For BSD specifically, the `-T` flag is missing in `cp`.
The previous escaping method of wrapping the arguments with double
quotes would eventually fail in some cases, since Linux allows pretty
much any character for a filename.
Using a different quoting character, like the single quote would have
brought you back to the exact same issue. As soon as any part of the
path contained your escape quote character, the code would break.

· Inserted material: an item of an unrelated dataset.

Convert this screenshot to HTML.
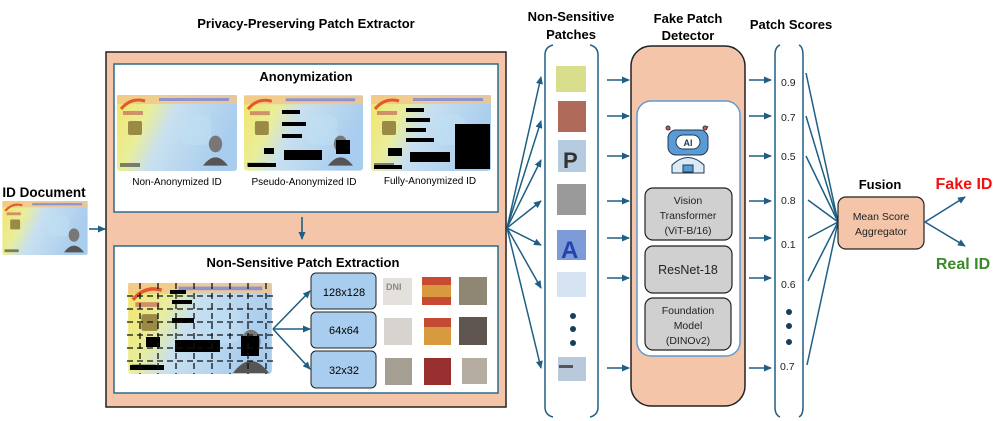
<!DOCTYPE html>
<html><head><meta charset="utf-8"><style>
html,body{margin:0;padding:0;background:#fff}
svg{display:block}
text{font-family:"Liberation Sans",sans-serif}
.b{font-weight:bold}
</style></head><body>
<svg width="997" height="421" viewBox="0 0 997 421" xmlns="http://www.w3.org/2000/svg">
<defs>
<linearGradient id="cg" x1="0" y1="0" x2="1" y2="0.3">
<stop offset="0" stop-color="#f3e46a"/><stop offset="0.3" stop-color="#e9ee9a"/><stop offset="0.5" stop-color="#c8e0f0"/><stop offset="1" stop-color="#a9cdee"/></linearGradient>
<marker id="ah" markerWidth="8" markerHeight="8" refX="7" refY="4" orient="auto" markerUnits="userSpaceOnUse"><path d="M0,0.5 L8,4 L0,7.5 z" fill="#1f5f85"/></marker>
<symbol id="card" viewBox="0 0 120 76">
<rect width="120" height="76" rx="3" fill="url(#cg)"/>
<rect x="0" y="0" width="120" height="9" fill="#f2c48b" opacity="0.8"/>
<rect x="42" y="3" width="70" height="3" fill="#6a7be0" opacity="0.7"/>
<path d="M4,14 q10,-12 24,-8" stroke="#e25a2a" stroke-width="3" fill="none"/>
<rect x="6" y="16" width="20" height="4" fill="#b55" opacity="0.6"/>
<rect x="11" y="26" width="14" height="14" rx="2" fill="#9a8a45"/>
<rect x="64" y="20" width="30" height="30" rx="8" fill="#bfe0f3" opacity="0.6"/>
<rect x="3" y="68" width="20" height="4" fill="#333" opacity="0.6"/>
</symbol>
<symbol id="face" viewBox="0 0 30 40"><ellipse cx="15" cy="14" rx="8" ry="10" fill="#777"/><path d="M0,40 Q15,20 30,40z" fill="#555"/></symbol>
</defs>

<!-- titles -->
<text x="306" y="28" font-size="13" class="b" text-anchor="middle">Privacy-Preserving Patch Extractor</text>
<text x="571" y="21" font-size="13" class="b" text-anchor="middle">Non-Sensitive</text>
<text x="571" y="39" font-size="13" class="b" text-anchor="middle">Patches</text>
<text x="688" y="23" font-size="13" class="b" text-anchor="middle">Fake Patch</text>
<text x="688" y="40" font-size="13" class="b" text-anchor="middle">Detector</text>
<text x="791" y="29" font-size="13" class="b" text-anchor="middle">Patch Scores</text>

<!-- ID document -->
<text x="44" y="197" font-size="13.5" class="b" text-anchor="middle">ID Document</text>
<use href="#card" x="2" y="201" width="86" height="54"/>
<use href="#face" x="64" y="225" width="20" height="28"/>
<line x1="89" y1="229" x2="105" y2="229" stroke="#1f5f85" stroke-width="1.6" marker-end="url(#ah)"/>

<!-- main box -->
<rect x="106" y="52" width="400" height="355" fill="#f5c5aa" stroke="#222" stroke-width="1.5"/>
<rect x="114" y="64" width="384" height="148" fill="#fff" stroke="#2a6c8c" stroke-width="1.5"/>
<text x="306" y="81" font-size="13" class="b" text-anchor="middle">Anonymization</text>
<use href="#card" x="117" y="95" width="120" height="76"/>
<use href="#face" x="203" y="130" width="25" height="38"/>
<text x="177" y="185" font-size="10" text-anchor="middle">Non-Anonymized ID</text>
<use href="#card" x="244" y="95" width="119" height="76"/>
<use href="#face" x="328" y="130" width="25" height="38"/>
<rect x="282" y="110" width="18" height="4"/><rect x="282" y="122" width="24" height="4"/><rect x="282" y="134" width="20" height="4"/><rect x="264" y="148" width="10" height="6"/><rect x="284" y="150" width="38" height="10"/><rect x="336" y="140" width="14" height="14"/><rect x="248" y="163" width="28" height="4"/>
<text x="304" y="185" font-size="10" text-anchor="middle">Pseudo-Anonymized ID</text>
<use href="#card" x="371" y="95" width="120" height="76"/>
<rect x="455" y="124" width="35" height="45"/>
<rect x="406" y="108" width="18" height="4"/><rect x="406" y="118" width="24" height="4"/><rect x="406" y="128" width="20" height="4"/><rect x="406" y="138" width="28" height="4"/><rect x="388" y="148" width="14" height="8"/><rect x="410" y="152" width="40" height="10"/><rect x="374" y="165" width="28" height="4"/>
<text x="430" y="184" font-size="10" text-anchor="middle">Fully-Anonymized ID</text>

<line x1="302" y1="217" x2="302" y2="239" stroke="#1f5f85" stroke-width="1.6" marker-end="url(#ah)"/>

<rect x="114" y="246" width="384" height="147" fill="#fff" stroke="#2a6c8c" stroke-width="1.5"/>
<text x="303" y="267" font-size="13" class="b" text-anchor="middle">Non-Sensitive Patch Extraction</text>
<use href="#card" x="127" y="283" width="146" height="91"/>
<use href="#face" x="232" y="325" width="38" height="48"/>
<rect x="241" y="336" width="18" height="20"/><rect x="172" y="318" width="22" height="5"/><rect x="170" y="290" width="16" height="4"/><rect x="172" y="300" width="20" height="4"/><rect x="175" y="340" width="45" height="12"/><rect x="146" y="337" width="14" height="10"/><rect x="130" y="365" width="34" height="5"/>
<g stroke="#111" stroke-width="1.3" stroke-dasharray="6,4" fill="none">
<path d="M127,296H273M127,309H273M127,322H273M127,335H273M127,348H273M127,361H273"/>
<path d="M140,283V374M158,283V374M176,283V374M194,283V374M212,283V374M230,283V374M248,283V374M266,283V374"/>
</g>
<g stroke="#1f5f85" stroke-width="1.6" marker-end="url(#ah)">
<line x1="273" y1="329" x2="310" y2="291"/><line x1="273" y1="329" x2="310" y2="329"/><line x1="273" y1="329" x2="310" y2="369"/>
</g>
<g fill="#a9cdee" stroke="#222" stroke-width="1">
<rect x="311" y="273" width="65" height="36" rx="5"/><rect x="311" y="312" width="65" height="36" rx="5"/><rect x="311" y="351" width="65" height="37" rx="5"/>
</g>
<text x="344" y="296" font-size="11" text-anchor="middle">128x128</text>
<text x="344" y="334" font-size="11" text-anchor="middle">64x64</text>
<text x="344" y="374" font-size="11" text-anchor="middle">32x32</text>
<rect x="383" y="278" width="29" height="27" fill="#e4e1dc"/><text x="386" y="290" font-size="9" class="b" fill="#888">DNI</text>
<rect x="422" y="277" width="29" height="28" fill="#c84a33"/><rect x="422" y="285" width="29" height="12" fill="#d99a3e"/>
<rect x="459" y="277" width="28" height="28" fill="#8f8673"/>
<rect x="384" y="318" width="28" height="27" fill="#d7d4cf"/>
<rect x="424" y="318" width="27" height="27" fill="#c44a34"/><rect x="424" y="327" width="27" height="18" fill="#d89a3e"/>
<rect x="459" y="317" width="28" height="28" fill="#5f5550"/>
<rect x="385" y="358" width="27" height="27" fill="#a59e92"/>
<rect x="424" y="358" width="27" height="27" fill="#962f2e"/>
<rect x="462" y="358" width="25" height="26" fill="#b5ada2"/>

<!-- fan to patches -->
<g stroke="#1f5f85" stroke-width="1.5" marker-end="url(#ah)">
<line x1="507" y1="228" x2="541" y2="77"/><line x1="507" y1="228" x2="541" y2="121"/><line x1="507" y1="228" x2="541" y2="160"/><line x1="507" y1="228" x2="541" y2="201"/><line x1="507" y1="228" x2="541" y2="245"/><line x1="507" y1="228" x2="541" y2="288"/><line x1="507" y1="228" x2="541" y2="368"/>
</g>
<!-- patches bracket -->
<path d="M553,45 Q545,47 545,55 V407 Q545,415 553,417" stroke="#1f5f85" stroke-width="1.5" fill="none"/>
<path d="M590,45 Q598,47 598,55 V407 Q598,415 590,417" stroke="#1f5f85" stroke-width="1.5" fill="none"/>
<rect x="556" y="66" width="30" height="26" fill="#d9de8c"/>
<rect x="558" y="101" width="28" height="31" fill="#b06a5a"/>
<rect x="558" y="140" width="28" height="32" fill="#b4cbe0"/><text x="563" y="168" font-size="22" class="b" fill="#333">P</text>
<rect x="557" y="184" width="29" height="31" fill="#9a9a9a"/>
<rect x="557" y="230" width="29" height="30" fill="#7d9bd6"/><text x="561" y="258" font-size="24" class="b" fill="#2344b0">A</text>
<rect x="557" y="272" width="29" height="25" fill="#d5e3f3"/>
<circle cx="573" cy="316" r="3" fill="#173e5a"/><circle cx="573" cy="329" r="3" fill="#173e5a"/><circle cx="573" cy="343" r="3" fill="#173e5a"/>
<rect x="558" y="357" width="28" height="24" fill="#b9c9dc"/><rect x="559" y="365" width="14" height="3" fill="#555"/>

<g stroke="#1f5f85" stroke-width="1.6" marker-end="url(#ah)">
<line x1="607" y1="80" x2="629" y2="80"/><line x1="607" y1="116" x2="629" y2="116"/><line x1="607" y1="156" x2="629" y2="156"/><line x1="607" y1="201" x2="629" y2="201"/><line x1="607" y1="238" x2="629" y2="238"/><line x1="607" y1="278" x2="629" y2="278"/><line x1="607" y1="368" x2="629" y2="368"/>
<line x1="749" y1="80" x2="771" y2="80"/><line x1="749" y1="116" x2="771" y2="116"/><line x1="749" y1="156" x2="771" y2="156"/><line x1="749" y1="201" x2="771" y2="201"/><line x1="749" y1="238" x2="771" y2="238"/><line x1="749" y1="278" x2="771" y2="278"/><line x1="749" y1="368" x2="771" y2="368"/>
</g>

<!-- detector -->
<rect x="631" y="46" width="114" height="360" rx="20" fill="#f5c5aa" stroke="#222" stroke-width="1.5"/>
<rect x="637" y="101" width="103" height="255" rx="14" fill="#fff" stroke="#5b9bd5" stroke-width="1.5"/>
<!-- robot -->
<g stroke="#1f3a55" stroke-width="1">
<rect x="668" y="130" width="40" height="25" rx="8" fill="#5b9bd5"/>
<rect x="676" y="135" width="24" height="14" rx="7" fill="#fff"/>
<line x1="670" y1="130" x2="668" y2="126"/><line x1="706" y1="130" x2="708" y2="126"/>
<circle cx="668" cy="128" r="2" fill="#e05555"/><circle cx="705" cy="128" r="2" fill="#e05555"/>
<path d="M672,173 V165 Q688,150 704,165 V173 Z" fill="#dce9f7"/>
<rect x="683" y="165" width="10" height="7" fill="#5b9bd5"/>
</g>
<text x="688" y="146" font-size="9" class="b" text-anchor="middle" fill="#1f3a55">AI</text>
<g fill="#d0d0d0" stroke="#222" stroke-width="1.2">
<rect x="645" y="188" width="87" height="52" rx="8"/><rect x="645" y="246" width="87" height="47" rx="8"/><rect x="645" y="298" width="86" height="52" rx="8"/>
</g>
<g font-size="10.5" text-anchor="middle" fill="#222">
<text x="688" y="204">Vision</text><text x="688" y="219">Transformer</text><text x="688" y="234">(ViT-B/16)</text>
<text x="688" y="274" font-size="12.5">ResNet-18</text>
<text x="688" y="314">Foundation</text><text x="688" y="329">Model</text><text x="688" y="344">(DINOv2)</text>
</g>

<!-- scores -->
<path d="M780,45 Q775,47 775,55 V407 Q775,415 780,417" stroke="#1f5f85" stroke-width="1.5" fill="none"/>
<path d="M799,45 Q803,47 803,55 V407 Q803,415 799,417" stroke="#1f5f85" stroke-width="1.5" fill="none"/>
<g font-size="10.5" fill="#222">
<text x="781" y="86">0.9</text><text x="781" y="121">0.7</text><text x="781" y="160">0.5</text><text x="781" y="204">0.8</text><text x="781" y="248">0.1</text><text x="781" y="288">0.6</text><text x="780" y="370">0.7</text>
</g>
<circle cx="789" cy="312" r="3" fill="#173e5a"/><circle cx="789" cy="326" r="3" fill="#173e5a"/><circle cx="789" cy="342" r="3" fill="#173e5a"/>
<g stroke="#1f5f85" stroke-width="1.5">
<line x1="806" y1="73" x2="838" y2="222"/><line x1="806" y1="116" x2="838" y2="222"/><line x1="806" y1="156" x2="838" y2="222"/><line x1="808" y1="200" x2="838" y2="222"/><line x1="808" y1="238" x2="838" y2="222"/><line x1="808" y1="281" x2="838" y2="222"/><line x1="807" y1="365" x2="838" y2="222"/>
</g>
<text x="880" y="189" font-size="13" class="b" text-anchor="middle">Fusion</text>
<rect x="838" y="197" width="86" height="52" rx="8" fill="#f5c5aa" stroke="#222" stroke-width="1.2"/>
<text x="881" y="220" font-size="10.5" text-anchor="middle" fill="#222">Mean Score</text>
<text x="881" y="235" font-size="10.5" text-anchor="middle" fill="#222">Aggregator</text>
<g stroke="#1f5f85" stroke-width="1.6" marker-end="url(#ah)">
<line x1="925" y1="222" x2="965" y2="197"/><line x1="925" y1="222" x2="965" y2="246"/>
</g>
<text x="964" y="189" font-size="16" class="b" text-anchor="middle" fill="#f01010">Fake ID</text>
<text x="963" y="269" font-size="16" class="b" text-anchor="middle" fill="#3a8a2a">Real ID</text>
</svg>
</body></html>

The code would use `shlex`, a parser for Linux shells. However, this
wasn't working since even that wouldn't know where your argument began
and ended, since it wasn't escaped properly. Meaning, a string like:
`diff -r /home/test/.config/Code - OSS/t"t't.test mytestfile.test`
Would then break any of the quoting solutions. And shlex, since it
wouldn't know where arguments start and end, it would think an
argument ends at `home/test/.config/Code`, since the spaces haven't
been escaped. But escaping the spaces with quote characters is not a
good idea since any parts of the path with those quote arguments would
then again break shlex and it wouldn't be able to tell when your
argument starts and ends.
The solution for that is to, before we replace our diff template
string with the given files arguments, we can just split it by
whitespace, and manually replace the `{0}` and `{1}` placeholders.
This allows us to keep the separation with a Python list. What does
this mean? That when you then call `subprocess.Popen` with this list,
`subprocess` knows where all your arguments start and end, even if
they themselves are not properly escaped. But since it's all split in
a list, `subprocess` has a concept of what is a single argument and
would apply the needed escaping to each individual argument.